■ Information supplied
══════════

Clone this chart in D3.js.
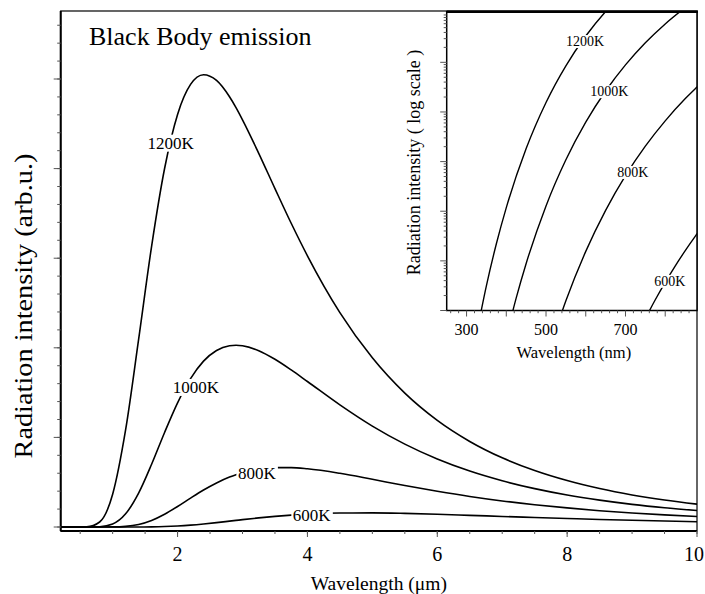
<!DOCTYPE html>
<html>
<head>
<meta charset="utf-8">
<script src="https://cdn.jsdelivr.net/npm/d3@7"></script>
<style>
  body { margin: 0; background: #fff; }
  text { font-family: "Liberation Serif", "Times New Roman", serif; fill: #000; }
</style>
</head>
<body>
<svg id="chart" width="705" height="594"></svg>
<script>
// ---- Main panel: spectral radiance vs wavelength (µm), arbitrary units ----
const wavelengthUm = [0.2, 0.4, 0.6, 0.8, 1.0, 1.2, 1.4, 1.6, 1.8, 2.0, 2.2, 2.4, 2.6, 2.8, 2.9, 3.0,
  3.25, 3.5, 3.75, 4.0, 4.5, 5.0, 5.5, 6.0, 6.5, 7.0, 7.5, 8.0, 8.5, 9.0, 9.5, 10];
const intensity1200K = [0, 0, 0.0016, 0.0558, 0.366, 1.086, 2.094, 3.133, 4.001, 4.605, 4.940, 5.048, 4.984, 4.802, 4.681, 4.545,
  4.171, 3.777, 3.390, 3.027, 2.393, 1.888, 1.494, 1.190, 0.955, 0.772, 0.630, 0.518, 0.429, 0.358, 0.301, 0.255];
const intensity1000K = [0, 0, 0, 0.0028, 0.0333, 0.147, 0.378, 0.700, 1.055, 1.386, 1.656, 1.851, 1.970, 2.023, 2.029, 2.023,
  1.968, 1.872, 1.753, 1.624, 1.363, 1.126, 0.925, 0.759, 0.624, 0.516, 0.428, 0.357, 0.300, 0.253, 0.215, 0.184];
const intensity800K = [0, 0, 0, 0, 0.0009, 0.0074, 0.0289, 0.0739, 0.143, 0.229, 0.323, 0.413, 0.492, 0.558, 0.584, 0.606,
  0.646, 0.663, 0.663, 0.650, 0.599, 0.532, 0.463, 0.399, 0.341, 0.291, 0.249, 0.213, 0.182, 0.157, 0.135, 0.117];
const intensity600K = [0, 0, 0, 0, 0, 0.0001, 0.0004, 0.0017, 0.0051, 0.0115, 0.0211, 0.0339, 0.0490, 0.0654, 0.0737, 0.0820,
  0.1017, 0.1190, 0.1331, 0.1439, 0.1558, 0.1573, 0.1517, 0.1420, 0.1303, 0.1180, 0.1060, 0.0946, 0.0842, 0.0748, 0.0664, 0.0590];
const temperatures = ["1200K", "1000K", "800K", "600K"];
const mainXTickLabels = [2, 4, 6, 8, 10];

// ---- Inset: visible range (nm), log-scaled intensity ----
const insetNm1200K = [325, 350, 375, 400, 450, 500, 550, 600, 650, 700];
const insetVal1200K = [0.3304, 3.177, 22.08, 118.0, 1828, 15520, 85110, 338800, 1057000, 2729000];
const insetNm1000K = [400, 425, 450, 500, 550, 600, 650, 700, 750, 800, 850];
const insetVal1000K = [0.2938, 1.799, 8.872, 128.2, 1089, 6237, 26420, 88720, 247700, 594300, 1265000];
const insetNm800K = [525, 550, 600, 650, 700, 750, 800, 850, 875, 900];
const insetVal800K = [0.4179, 1.574, 15.52, 104.2, 521.2, 2046, 6622, 18370, 29040, 44670];
const insetNm600K = [750, 775, 800, 825, 850, 875, 900];
const insetVal600K = [0.6902, 1.644, 3.690, 7.852, 15.89, 30.76, 57.15];
const insetXTickLabels = [300, 500, 700];

const svg = d3.select("#chart");

// ---------- main panel ----------
const main = { left: 60.7, right: 697, top: 11, bottom: 531 };
const x = d3.scaleLinear().domain([0.2, 10]).range([main.left, main.right]);
const y = d3.scaleLinear().domain([-0.0446, 5.759]).range([main.bottom, main.top]);

svg.append("clipPath").attr("id", "mainClip").append("rect")
  .attr("x", main.left).attr("y", main.top)
  .attr("width", main.right - main.left).attr("height", main.bottom - main.top);

const mainSeries = [intensity1200K, intensity1000K, intensity800K, intensity600K];
const mainLine = d3.line()
  .x(d => x(d[0])).y(d => y(d[1]))
  .curve(d3.curveMonotoneX);

const gMain = svg.append("g").attr("clip-path", "url(#mainClip)");
mainSeries.forEach(vals => {
  gMain.append("path")
    .datum(wavelengthUm.map((w, i) => [w, vals[i]]))
    .attr("d", mainLine)
    .attr("fill", "none").attr("stroke", "#000").attr("stroke-width", 1.6);
});

// curve labels sit on a white patch that interrupts the line
function gappedLabel(parent, px, py, txt, size) {
  const g = parent.append("g");
  const bg = g.append("rect").attr("fill", "#fff");
  const t = g.append("text").attr("x", px).attr("y", py)
    .attr("text-anchor", "middle").attr("dy", "0.35em")
    .style("font-size", size + "px").text(txt);
  const b = t.node().getBBox();
  bg.attr("x", b.x - 1.5).attr("y", b.y + 1).attr("width", b.width + 3).attr("height", b.height - 2);
}

const mainLabelAt = [[1.892, 4.289], [2.282, 1.5625], [3.220, 0.603], [4.066, 0.134]];
temperatures.forEach((t, i) => {
  gappedLabel(svg, x(mainLabelAt[i][0]), y(mainLabelAt[i][1]), t, 17);
});

// frame
svg.append("rect")
  .attr("x", main.left).attr("y", main.top)
  .attr("width", main.right - main.left).attr("height", main.bottom - main.top)
  .attr("fill", "none").attr("stroke", "#000").attr("stroke-width", 1.2);
svg.append("line").attr("x1", main.left).attr("x2", main.right)
  .attr("y1", main.bottom).attr("y2", main.bottom).attr("stroke", "#000").attr("stroke-width", 2);
svg.append("line").attr("x1", main.left).attr("x2", main.left)
  .attr("y1", main.top).attr("y2", main.bottom).attr("stroke", "#000").attr("stroke-width", 2);

// y ticks (unlabelled): majors every unit, minors every 0.2
const tickColor = "#555";
const yMinor = d3.range(0, 5.75, 0.2);
svg.append("g").selectAll("line").data(yMinor).join("line")
  .attr("x1", main.left - 3.5).attr("x2", main.left)
  .attr("y1", d => y(d)).attr("y2", d => y(d))
  .attr("stroke", tickColor).attr("stroke-width", 1);
svg.append("g").selectAll("line").data(d3.range(0, 6, 1)).join("line")
  .attr("x1", main.left - 7).attr("x2", main.left)
  .attr("y1", d => y(d)).attr("y2", d => y(d))
  .attr("stroke", tickColor).attr("stroke-width", 1);

// x ticks: minors every 0.5 µm, labelled majors
svg.append("g").selectAll("line").data(d3.range(0.5, 10.01, 0.5)).join("line")
  .attr("x1", d => x(d)).attr("x2", d => x(d))
  .attr("y1", main.bottom).attr("y2", main.bottom + 3)
  .attr("stroke", tickColor).attr("stroke-width", 1);
svg.append("g").selectAll("line").data(mainXTickLabels).join("line")
  .attr("x1", d => x(d)).attr("x2", d => x(d))
  .attr("y1", main.bottom).attr("y2", main.bottom + 6)
  .attr("stroke", tickColor).attr("stroke-width", 1);
svg.append("g").selectAll("text").data(mainXTickLabels).join("text")
  .attr("x", (d, i) => i === mainXTickLabels.length - 1 ? 704 : x(d))
  .attr("y", 561)
  .attr("text-anchor", (d, i) => i === mainXTickLabels.length - 1 ? "end" : "middle")
  .style("font-size", "20px")
  .text(d => d);

svg.append("text").attr("x", (main.left + main.right) / 2).attr("y", 590)
  .attr("text-anchor", "middle").style("font-size", "19.5px")
  .text("Wavelength (μm)");
svg.append("text")
  .attr("transform", "translate(31.7,306) rotate(-90)")
  .attr("text-anchor", "middle").style("font-size", "26px")
  .attr("textLength", 305).attr("lengthAdjust", "spacingAndGlyphs")
  .text("Radiation intensity (arb.u.)");

svg.append("text").attr("x", 89).attr("y", 45)
  .style("font-size", "26px").text("Black Body emission");

// ---------- inset ----------
const inset = { left: 446.7, right: 697, top: 11.7, bottom: 310.5 };
const xi = d3.scaleLinear().domain([250, 880]).range([inset.left, inset.right]);
const yi = d3.scaleLog().domain([1, Math.pow(10, 6.02)]).range([inset.bottom, inset.top]);

svg.append("rect")
  .attr("x", inset.left).attr("y", inset.top)
  .attr("width", inset.right - inset.left).attr("height", inset.bottom - inset.top)
  .attr("fill", "#fff");

svg.append("clipPath").attr("id", "insetClip").append("rect")
  .attr("x", inset.left).attr("y", inset.top)
  .attr("width", inset.right - inset.left).attr("height", inset.bottom - inset.top);

const insetSeries = [
  [insetNm1200K, insetVal1200K],
  [insetNm1000K, insetVal1000K],
  [insetNm800K, insetVal800K],
  [insetNm600K, insetVal600K]
];
const insetLine = d3.line()
  .x(d => xi(d[0])).y(d => yi(d[1]))
  .curve(d3.curveMonotoneX);
const gInset = svg.append("g").attr("clip-path", "url(#insetClip)");
insetSeries.forEach(([nm, vals]) => {
  gInset.append("path")
    .datum(nm.map((w, i) => [w, vals[i]]))
    .attr("d", insetLine)
    .attr("fill", "none").attr("stroke", "#000").attr("stroke-width", 1.4);
});

const insetLabelAt = [[598.5, 2.67e5], [659, 2.61e4], [718.7, 616], [811.5, 3.94]];
temperatures.forEach((t, i) => {
  gappedLabel(svg, xi(insetLabelAt[i][0]), yi(insetLabelAt[i][1]), t, 14);
});

// inset frame
svg.append("rect")
  .attr("x", inset.left).attr("y", inset.top)
  .attr("width", inset.right - inset.left).attr("height", inset.bottom - inset.top)
  .attr("fill", "none").attr("stroke", "#000").attr("stroke-width", 1.5);
svg.append("line").attr("x1", inset.left).attr("x2", inset.right + 1)
  .attr("y1", inset.top).attr("y2", inset.top).attr("stroke", "#000").attr("stroke-width", 2.5);

// inset y ticks (log)
const logTicks = yi.ticks().filter(v => yi(v) >= inset.top + 1);
svg.append("g").selectAll("line").data(logTicks).join("line")
  .attr("x1", d => {
    const isMajor = Math.abs(Math.log10(d) - Math.round(Math.log10(d))) < 1e-9;
    return inset.left - (isMajor ? 6.5 : 3);
  })
  .attr("x2", inset.left)
  .attr("y1", d => yi(d)).attr("y2", d => yi(d))
  .attr("stroke", tickColor).attr("stroke-width", 1);

// inset x ticks
svg.append("g").selectAll("line").data(d3.range(260, 880, 20)).join("line")
  .attr("x1", d => xi(d)).attr("x2", d => xi(d))
  .attr("y1", inset.bottom).attr("y2", d => inset.bottom + (d % 100 === 0 ? 6 : 2.7))
  .attr("stroke", tickColor).attr("stroke-width", 1);
svg.append("g").selectAll("text").data(insetXTickLabels).join("text")
  .attr("x", d => xi(d)).attr("y", 335)
  .attr("text-anchor", "middle").style("font-size", "16px")
  .text(d => d);

svg.append("text").attr("x", (inset.left + inset.right) / 2 + 2).attr("y", 358.3)
  .attr("text-anchor", "middle").style("font-size", "16.5px")
  .text("Wavelength (nm)");
svg.append("text")
  .attr("transform", "translate(420,162.5) rotate(-90)")
  .attr("text-anchor", "middle").style("font-size", "18px")
  .text("Radiation intensity ( log scale )");
</script>
</body>
</html>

══════════

■ Goal
Return only the lines running from the top of the data to the line that holds "const mainXTickLabels = [2, 4, 6, 8, 10];". Include both of those lines, but skip the pictures.

■ Full answer
Clone this chart in D3.js.
<!DOCTYPE html>
<html>
<head>
<meta charset="utf-8">
<script src="https://cdn.jsdelivr.net/npm/d3@7"></script>
<style>
  body { margin: 0; background: #fff; }
  text { font-family: "Liberation Serif", "Times New Roman", serif; fill: #000; }
</style>
</head>
<body>
<svg id="chart" width="705" height="594"></svg>
<script>
// ---- Main panel: spectral radiance vs wavelength (µm), arbitrary units ----
const wavelengthUm = [0.2, 0.4, 0.6, 0.8, 1.0, 1.2, 1.4, 1.6, 1.8, 2.0, 2.2, 2.4, 2.6, 2.8, 2.9, 3.0,
  3.25, 3.5, 3.75, 4.0, 4.5, 5.0, 5.5, 6.0, 6.5, 7.0, 7.5, 8.0, 8.5, 9.0, 9.5, 10];
const intensity1200K = [0, 0, 0.0016, 0.0558, 0.366, 1.086, 2.094, 3.133, 4.001, 4.605, 4.940, 5.048, 4.984, 4.802, 4.681, 4.545,
  4.171, 3.777, 3.390, 3.027, 2.393, 1.888, 1.494, 1.190, 0.955, 0.772, 0.630, 0.518, 0.429, 0.358, 0.301, 0.255];
const intensity1000K = [0, 0, 0, 0.0028, 0.0333, 0.147, 0.378, 0.700, 1.055, 1.386, 1.656, 1.851, 1.970, 2.023, 2.029, 2.023,
  1.968, 1.872, 1.753, 1.624, 1.363, 1.126, 0.925, 0.759, 0.624, 0.516, 0.428, 0.357, 0.300, 0.253, 0.215, 0.184];
const intensity800K = [0, 0, 0, 0, 0.0009, 0.0074, 0.0289, 0.0739, 0.143, 0.229, 0.323, 0.413, 0.492, 0.558, 0.584, 0.606,
  0.646, 0.663, 0.663, 0.650, 0.599, 0.532, 0.463, 0.399, 0.341, 0.291, 0.249, 0.213, 0.182, 0.157, 0.135, 0.117];
const intensity600K = [0, 0, 0, 0, 0, 0.0001, 0.0004, 0.0017, 0.0051, 0.0115, 0.0211, 0.0339, 0.0490, 0.0654, 0.0737, 0.0820,
  0.1017, 0.1190, 0.1331, 0.1439, 0.1558, 0.1573, 0.1517, 0.1420, 0.1303, 0.1180, 0.1060, 0.0946, 0.0842, 0.0748, 0.0664, 0.0590];
const temperatures = ["1200K", "1000K", "800K", "600K"];
const mainXTickLabels = [2, 4, 6, 8, 10];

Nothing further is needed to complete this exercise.